Form a moral point of view it was obviously the right course of action because these particular racist rednecks were planning an illegal and violent act. But that means Ron, Flip and their superiors were either lucky that a hunch based on a newspaper ad led to the solving of a crime, or the assumption of the film is that all these collections of beer swilling morons across America are all sophisticated enough to be planning violence and murder.

I mean, it's not my place to say they aren't – I don't know the history of this sort of stuff as much as someone as learned as Lee or his co-writers Charlie Wachtel, David Rabinowitz and Kevin Willmott obviously do about it.

But from a legal and procedural point of view, how many criminal investigations in policing do you know go on for so long and consume so many manhours on the basis of someone reading an ad in the paper and there being no reasonable suspicion of criminal activity, just racism and stupidity?

That might have been okay in itself, but the second problem reminded me of the turgid tonal mess of George Clooney bomb Monuments Men, which I couldn't even finish. As all the critics said about that movie, the horrors of war and the thigh slapping crime caper elements of the movie sat very uncomfortably together.

Here it was the same, the (middling) laughs reminding me of what a problem racism still is in the world – and particular America – because of the way their political ethos allows for it to proliferate, and the horrors of its expression in society (particularly during the news footage ending) making you feel slightly guilty for wanting to laugh at and be entertained by it.

As always, Lee can't help but leave his main story to proselytise, and it only works when he does it with enough subtlety like he does here, with the soft focus and fade transitions between adoring black faces in the crowd as civil rights leader Kwame Ture (Corey Hawkins) speaks. For a more jarring example, see Ed Norton's fourth wall-breaking rant about social corruption in 25th Hour.

But at least that subplot introduces an interesting character in the civil rights student Patrice (Laura Harrier) in whom Ron takes a romantic interest and who's as feisty and human as she is beautiful and intelligent.
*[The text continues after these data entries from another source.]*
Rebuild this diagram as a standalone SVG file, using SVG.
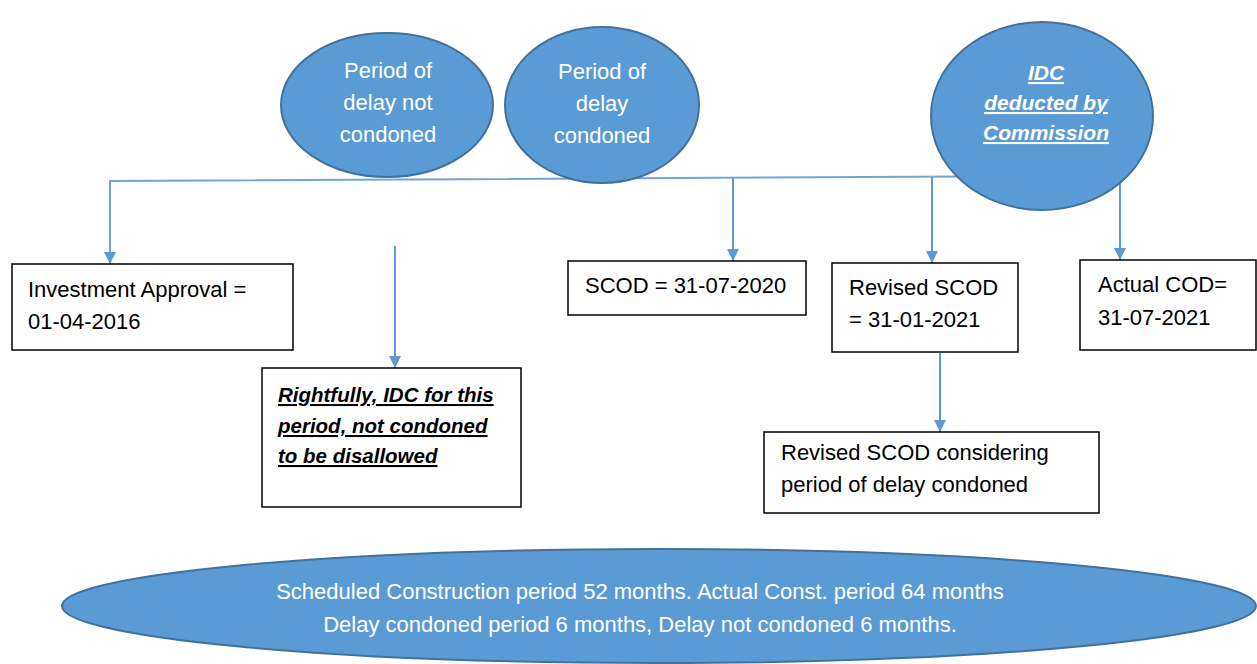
<svg xmlns="http://www.w3.org/2000/svg" width="1257" height="664" viewBox="0 0 1257 664">
<style>
.ell{fill:#5B9BD5;stroke:#41719C;stroke-width:2}
.box{fill:#fff;stroke:#000;stroke-width:1.5}
.conn{stroke:#5B9BD5;stroke-width:2;fill:none}
.wt{fill:#fff;font-family:"Liberation Sans",Arial,sans-serif;font-size:22px;text-anchor:middle}
.wb{fill:#fff;font-family:"Liberation Sans",Arial,sans-serif;font-size:21px;font-weight:bold;font-style:italic;text-anchor:middle;text-decoration:underline}
.bt{fill:#000;font-family:"Liberation Sans",Arial,sans-serif;font-size:22px}
.bb{fill:#000;font-family:"Liberation Sans",Arial,sans-serif;font-size:20.5px;font-weight:bold;font-style:italic;text-decoration:underline}
</style>
<defs>
<marker id="ah" viewBox="0 0 10 10" refX="10" refY="5" markerWidth="6" markerHeight="6" orient="auto" markerUnits="strokeWidth">
<path d="M0,0 L10,5 L0,10 z" fill="#5B9BD5"/>
</marker>
</defs>
<rect width="1257" height="664" fill="#fff"/>
<g id="connectors">
<path class="conn" d="M965,176.5 L110,181 L110,264" marker-end="url(#ah)" style="stroke:#6FA7DB"/>
<path class="conn" d="M395,246 L395,368" marker-end="url(#ah)"/>
<path class="conn" d="M733,178 L733,261" marker-end="url(#ah)"/>
<path class="conn" d="M932,177 L932,263" marker-end="url(#ah)"/>
<path class="conn" d="M1120,182 L1120,260" marker-end="url(#ah)"/>
<path class="conn" d="M940,353 L940,432" marker-end="url(#ah)"/>
</g>
<g id="node-not-condoned">
<ellipse class="ell" cx="387" cy="105" rx="106" ry="72"/>
<text class="wt" x="388" y="78">Period of</text>
<text class="wt" x="388" y="110">delay not</text>
<text class="wt" x="388" y="142">condoned</text>
</g>
<g id="node-condoned">
<ellipse class="ell" cx="602" cy="105" rx="97" ry="78"/>
<text class="wt" x="602" y="79">Period of</text>
<text class="wt" x="602" y="111">delay</text>
<text class="wt" x="602" y="143">condoned</text>
</g>
<g id="node-idc">
<ellipse class="ell" cx="1042" cy="116" rx="111" ry="94"/>
<text class="wb" x="1046" y="80">IDC</text>
<text class="wb" x="1046" y="110">deducted by</text>
<text class="wb" x="1046" y="140">Commission</text>
</g>
<g id="node-investment">
<rect class="box" x="12" y="264" width="281" height="86"/>
<text class="bt" x="28" y="297">Investment Approval =</text>
<text class="bt" x="28" y="329">01-04-2016</text>
</g>
<g id="node-rightfully">
<rect class="box" x="262" y="368" width="259" height="139"/>
<text class="bb" x="278" y="402">Rightfully, IDC for this</text>
<text class="bb" x="278" y="433">period, not condoned</text>
<text class="bb" x="278" y="463">to be disallowed</text>
</g>
<g id="node-scod">
<rect class="box" x="568" y="261" width="238" height="54"/>
<text class="bt" x="585" y="293">SCOD = 31-07-2020</text>
</g>
<g id="node-revised-scod">
<rect class="box" x="832" y="263" width="186" height="89"/>
<text class="bt" x="849" y="295">Revised SCOD</text>
<text class="bt" x="849" y="327">= 31-01-2021</text>
</g>
<g id="node-actual-cod">
<rect class="box" x="1080" y="260" width="176" height="90"/>
<text class="bt" x="1098" y="292">Actual COD=</text>
<text class="bt" x="1098" y="325">31-07-2021</text>
</g>
<g id="node-revised-considering">
<rect class="box" x="764" y="432" width="335" height="81"/>
<text class="bt" x="781" y="460">Revised SCOD considering</text>
<text class="bt" x="781" y="492">period of delay condoned</text>
</g>
<g id="node-summary">
<ellipse class="ell" cx="659" cy="606" rx="597" ry="57"/>
<text class="wt" x="640" y="599">Scheduled Construction period 52 months. Actual Const. period 64 months</text>
<text class="wt" x="640" y="632">Delay condoned period 6 months, Delay not condoned 6 months.</text>
</g>
</svg>
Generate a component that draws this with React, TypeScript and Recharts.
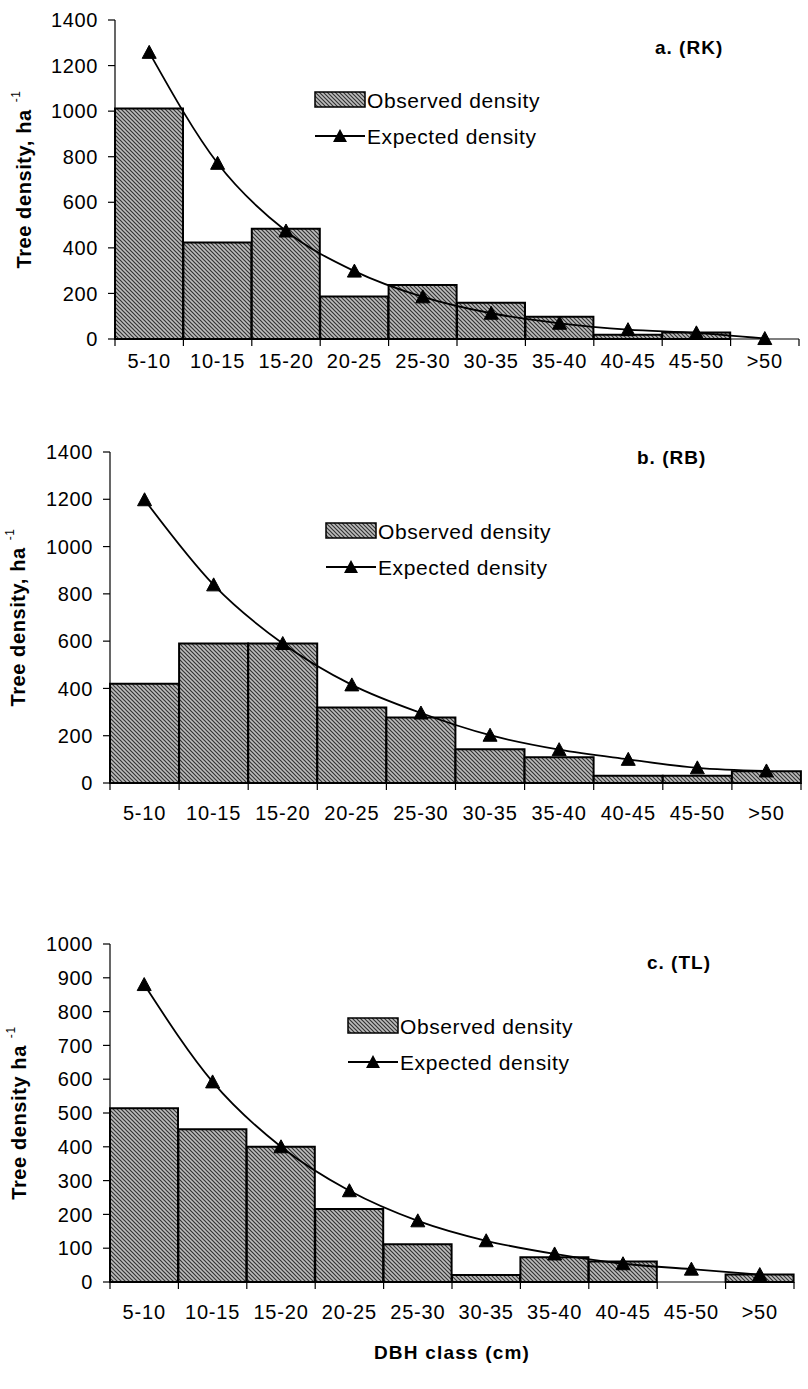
import React from 'react';
import { ComposedChart, Bar, Line, XAxis, YAxis, Legend } from 'recharts';

// DBH classes shared by all three panels
const classes = ['5-10', '10-15', '15-20', '20-25', '25-30', '30-35', '35-40', '40-45', '45-50', '>50'];

// a. (RK)
const observedRK = [1012, 423, 484, 186, 237, 159, 98, 19, 29, 0];
const expectedRK = [1258, 771, 474, 298, 185, 113, 69, 41, 27, 2];

// b. (RB)
const observedRB = [420, 590, 590, 319, 277, 143, 109, 31, 31, 50];
const expectedRB = [1198, 838, 590, 415, 296, 202, 141, 100, 64, 51];

// c. (TL)
const observedTL = [514, 452, 400, 216, 112, 21, 73, 61, 0, 22];
const expectedTL = [880, 592, 400, 270, 181, 122, 83, 54, 38, 22];

const ticks1400 = [0, 200, 400, 600, 800, 1000, 1200, 1400];
const ticks1000 = [0, 100, 200, 300, 400, 500, 600, 700, 800, 900, 1000];

const FONT = '"Liberation Sans", Arial, sans-serif';

const triangle = (cx: number, cy: number) =>
  `M${cx},${cy - 7} L${cx + 7},${cy + 6} L${cx - 7},${cy + 6} Z`;

const TriangleDot = (props: any) => {
  const { cx, cy } = props;
  if (cx == null || cy == null) return null;
  return <path d={triangle(cx, cy)} fill="#000" stroke="#000" strokeWidth={1} />;
};

const makeXTick = (gap: number) => (props: any) => {
  const { x, y, payload, width } = props;
  const half = payload.offset || width / (2 * classes.length);
  const axisY = y - gap;
  const last = payload.value === classes[classes.length - 1];
  return (
    <g>
      <line x1={x - half} x2={x - half} y1={axisY} y2={axisY + 7} stroke="#000" strokeWidth={1.2} />
      {last && <line x1={x + half} x2={x + half} y1={axisY} y2={axisY + 7} stroke="#000" strokeWidth={1.2} />}
      <text x={x} y={y} textAnchor="middle" dominantBaseline="central" fontSize={20} letterSpacing={0.8} fill="#000" fontFamily={FONT}>
        {payload.value}
      </text>
    </g>
  );
};

const renderLegend = () => (
  <svg width={260} height={60} style={{ overflow: 'visible', display: 'block' }}>
    <rect x={1} y={1} width={50} height={15} fill="url(#hatch)" stroke="#000" strokeWidth={1.5} />
    <text x={53} y={9} dominantBaseline="central" fontSize={21} letterSpacing={0.6} fill="#000" fontFamily={FONT}>
      Observed density
    </text>
    <line x1={1} x2={51} y1={45} y2={45} stroke="#000" strokeWidth={1.8} />
    <path d={triangle(26, 45)} fill="#000" />
    <text x={53} y={45} dominantBaseline="central" fontSize={21} letterSpacing={0.6} fill="#000" fontFamily={FONT}>
      Expected density
    </text>
  </svg>
);

type PanelProps = {
  top: number;
  height: number;
  observed: number[];
  expected: number[];
  yMax: number;
  yTicks: number[];
  plotTop: number;
  plotLeft: number;
  plotRight: number;
  xAxisHeight: number;
  bottomMargin: number;
  tickGap: number;
  yLabel: string;
  yLabelX: number;
  legendLeft: number;
  legendTop: number;
  title: string;
  titleLeft: number;
  titleY: number;
  xTitle?: string;
};

function Panel(p: PanelProps) {
  const data = classes.map((c, i) => ({ name: c, observed: p.observed[i], expected: p.expected[i] }));
  return (
    <div style={{ position: 'absolute', left: 0, top: p.top, width: 808, height: p.height }}>
      <ComposedChart
        width={808}
        height={p.height}
        data={data}
        barCategoryGap={0}
        barGap={0}
        margin={{ top: p.plotTop, right: 808 - p.plotRight, left: 0, bottom: p.bottomMargin }}
      >
        <XAxis
          dataKey="name"
          height={p.xAxisHeight}
          tickLine={false}
          tickSize={0}
          tickMargin={p.tickGap}
          interval={0}
          axisLine={{ stroke: '#000', strokeWidth: 1.2 }}
          tick={makeXTick(p.tickGap)}
          label={
            p.xTitle
              ? {
                  content: (lp: any) => {
                    const vb = lp.viewBox;
                    return (
                      <text
                        x={vb.x + vb.width / 2}
                        y={vb.y + 70}
                        textAnchor="middle"
                        dominantBaseline="central"
                        fontSize={19}
                        fontWeight="bold"
                        letterSpacing={1.2}
                        fontFamily={FONT}
                        fill="#000"
                      >
                        {p.xTitle}
                      </text>
                    );
                  },
                }
              : undefined
          }
        />
        <YAxis
          width={p.plotLeft}
          domain={[0, p.yMax]}
          ticks={p.yTicks}
          interval={0}
          tickSize={7}
          tickMargin={10}
          axisLine={{ stroke: '#000', strokeWidth: 1.2 }}
          tickLine={{ stroke: '#000', strokeWidth: 1.2 }}
          tick={{ fill: '#000', fontSize: 20, fontFamily: FONT, letterSpacing: 0.6 }}
          label={{
            content: (lp: any) => {
              const vb = lp.viewBox;
              const cx = vb.x + p.yLabelX;
              const cy = vb.y + vb.height / 2;
              return (
                <text
                  transform={`translate(${cx},${cy}) rotate(-90)`}
                  textAnchor="middle"
                  dominantBaseline="central"
                  fontSize={20}
                  fontWeight="bold"
                  letterSpacing={0.6}
                  fontFamily={FONT}
                  fill="#000"
                >
                  {p.yLabel}
                  <tspan dx={7} dy={-8} fontSize={12} fontWeight="normal">-1</tspan>
                </text>
              );
            },
          }}
        />
        <Legend
          layout="vertical"
          align="center"
          verticalAlign="middle"
          content={renderLegend}
          wrapperStyle={{ left: p.legendLeft - 1, top: p.legendTop - 1, width: 260, height: 60 }}
        />
        <Bar dataKey="observed" fill="url(#hatch)" stroke="#000" strokeWidth={2} isAnimationActive={false} />
        <Line
          dataKey="expected"
          type="monotone"
          stroke="#000"
          strokeWidth={1.8}
          dot={<TriangleDot />}
          activeDot={false}
          isAnimationActive={false}
        />
      </ComposedChart>
      <div
        style={{
          position: 'absolute',
          left: p.titleLeft,
          top: p.titleY - 11,
          fontSize: 19,
          lineHeight: '22px',
          fontWeight: 'bold',
          letterSpacing: 1,
          fontFamily: FONT,
          color: '#000',
          whiteSpace: 'nowrap',
        }}
      >
        {p.title}
      </div>
    </div>
  );
}

export default function App() {
  return (
    <div style={{ position: 'absolute', left: 0, top: 0, width: 808, height: 1389, background: '#fff', fontFamily: FONT }}>
      <svg width={0} height={0} style={{ position: 'absolute' }}>
        <defs>
          <pattern id="hatch" patternUnits="userSpaceOnUse" width={4} height={4}>
            <rect width={4} height={4} fill="#bdbdbd" />
            <path d="M-1,-1 L5,5 M-1,3 L1,5 M3,-1 L5,1" stroke="#333" strokeWidth={1.2} />
          </pattern>
        </defs>
      </svg>
      <Panel
        top={0}
        height={380}
        observed={observedRK}
        expected={expectedRK}
        yMax={1400}
        yTicks={ticks1400}
        plotTop={20}
        plotLeft={115}
        plotRight={799}
        xAxisHeight={30}
        bottomMargin={11}
        tickGap={22}
        yLabel="Tree density, ha"
        yLabelX={24}
        legendLeft={315}
        legendTop={92}
        title="a. (RK)"
        titleLeft={655}
        titleY={48}
      />
      <Panel
        top={380}
        height={460}
        observed={observedRB}
        expected={expectedRB}
        yMax={1400}
        yTicks={ticks1400}
        plotTop={72}
        plotLeft={110}
        plotRight={801}
        xAxisHeight={40}
        bottomMargin={17}
        tickGap={30}
        yLabel="Tree density, ha"
        yLabelX={18}
        legendLeft={326}
        legendTop={143}
        title="b. (RB)"
        titleLeft={637}
        titleY={78}
      />
      <Panel
        top={840}
        height={549}
        observed={observedTL}
        expected={expectedTL}
        yMax={1000}
        yTicks={ticks1000}
        plotTop={104}
        plotLeft={110}
        plotRight={794}
        xAxisHeight={80}
        bottomMargin={27}
        tickGap={30}
        yLabel="Tree density ha"
        yLabelX={19}
        legendLeft={348}
        legendTop={178}
        title="c. (TL)"
        titleLeft={647}
        titleY={123}
        xTitle="DBH class (cm)"
      />
    </div>
  );
}
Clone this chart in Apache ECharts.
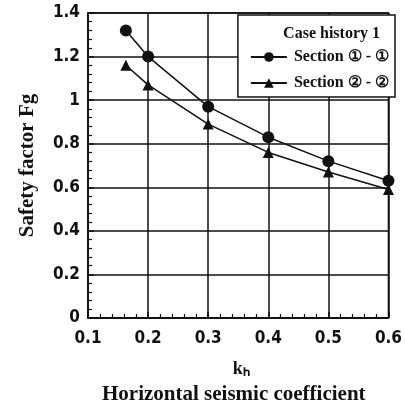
<!DOCTYPE html>
<html>
<head>
<meta charset="utf-8">
<script src="https://cdn.jsdelivr.net/npm/echarts@6/dist/echarts.min.js"></script>
<style>html,body{margin:0;padding:0;background:#fff;}#c{width:405px;height:407px;}</style>
</head>
<body>
<div id="c"></div>
<script>
var kh1 = [0.163, 0.2, 0.3, 0.4, 0.5, 0.6];
var fg1 = [1.32, 1.2, 0.97, 0.83, 0.72, 0.63];
var kh2 = [0.163, 0.2, 0.3, 0.4, 0.5, 0.6];
var fg2 = [1.16, 1.07, 0.89, 0.76, 0.67, 0.59];
var seriesNames = ['Section \u2460 - \u2460', 'Section \u2461 - \u2461'];
var legendTitle = 'Case history 1';

function pairs(xs, ys) { return xs.map(function (x, i) { return [x, ys[i]]; }); }

var chart = echarts.init(document.getElementById('c'));
var tickFont = { fontFamily: 'DejaVu Sans Condensed', fontWeight: 'bold', fontSize: 17, color: '#111' };
chart.setOption({
  animation: false,
  backgroundColor: '#fff',
  grid: { left: 88, right: 15, top: 13, bottom: 89, show: true, borderColor: '#111', borderWidth: 1.5, backgroundColor: 'transparent' },
  title: {
    text: legendTitle, right: 20, top: 21,
    textStyle: { fontFamily: 'Liberation Serif', fontWeight: 'bold', fontSize: 16, color: '#111' }
  },
  legend: {
    orient: 'vertical', right: 10, top: 15,
    padding: [34, 6, 6, 12], itemGap: 10,
    itemWidth: 36, itemHeight: 12,
    backgroundColor: '#fff', borderColor: '#111', borderWidth: 1.5,
    textStyle: { fontFamily: 'Liberation Serif', fontWeight: 'bold', fontSize: 16, color: '#111', padding: [0, 0, 0, 2] },
    data: seriesNames
  },
  xAxis: {
    type: 'value', min: 0.1, max: 0.6, interval: 0.1,
    name: 'k\u2095', nameLocation: 'middle', nameGap: 42,
    nameTextStyle: { fontFamily: 'Liberation Serif', fontWeight: 'bold', fontSize: 18, color: '#111', padding: [0, 0, 0, 6] },
    axisLine: { lineStyle: { color: '#111', width: 1.5 } },
    axisTick: { inside: true, length: 6, lineStyle: { color: '#111', width: 1.5 } },
    minorTick: { show: true, splitNumber: 5, length: 4, lineStyle: { color: '#111', width: 1.2 } },
    axisLabel: Object.assign({ margin: 12, formatter: function (v) { return v.toFixed(1); } }, tickFont),
    splitLine: { show: true, lineStyle: { color: '#111', width: 1.5 } }
  },
  yAxis: {
    type: 'value', min: 0, max: 1.4, interval: 0.2,
    name: 'Safety factor Fg', nameLocation: 'middle', nameGap: 50,
    nameTextStyle: { fontFamily: 'Liberation Serif', fontWeight: 'bold', fontSize: 21, color: '#111' },
    axisLine: { lineStyle: { color: '#111', width: 1.5 } },
    axisTick: { inside: true, length: 6, lineStyle: { color: '#111', width: 1.5 } },
    minorTick: { show: true, splitNumber: 5, length: 4, lineStyle: { color: '#111', width: 1.2 } },
    axisLabel: Object.assign({ margin: 8 }, tickFont),
    splitLine: { show: true, lineStyle: { color: '#111', width: 1.5 } }
  },
  graphic: [{
    type: 'text', left: 102, top: 384,
    style: { text: 'Horizontal seismic coefficient', font: 'bold 21px "Liberation Serif"', fill: '#111' }
  }],
  series: [
    {
      name: seriesNames[0], type: 'line', data: pairs(kh1, fg1),
      symbol: 'circle', symbolSize: 12,
      lineStyle: { color: '#111', width: 1.5 }, itemStyle: { color: '#111' }
    },
    {
      name: seriesNames[1], type: 'line', data: pairs(kh2, fg2),
      symbol: 'triangle', symbolSize: 11,
      lineStyle: { color: '#111', width: 1.5 }, itemStyle: { color: '#111' }
    }
  ]
});
</script>
</body>
</html>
It all ends with a couple of jammed-in set pieces of Ron, Flip and their colleagues getting revenge on the idiots and rednecks they've been surrounded by that are as procedural as knocking down bowling pins, and then he and Patrice are floating down a dark hallway towards a window that shows a burning cross outside, and from that dreamscape we're propelled into the nightmare vision of some white loser plowing his car into the crowds of a protest in Charlottesville. It will all leave you reeling, wondering what you've just watched, and not in a good way.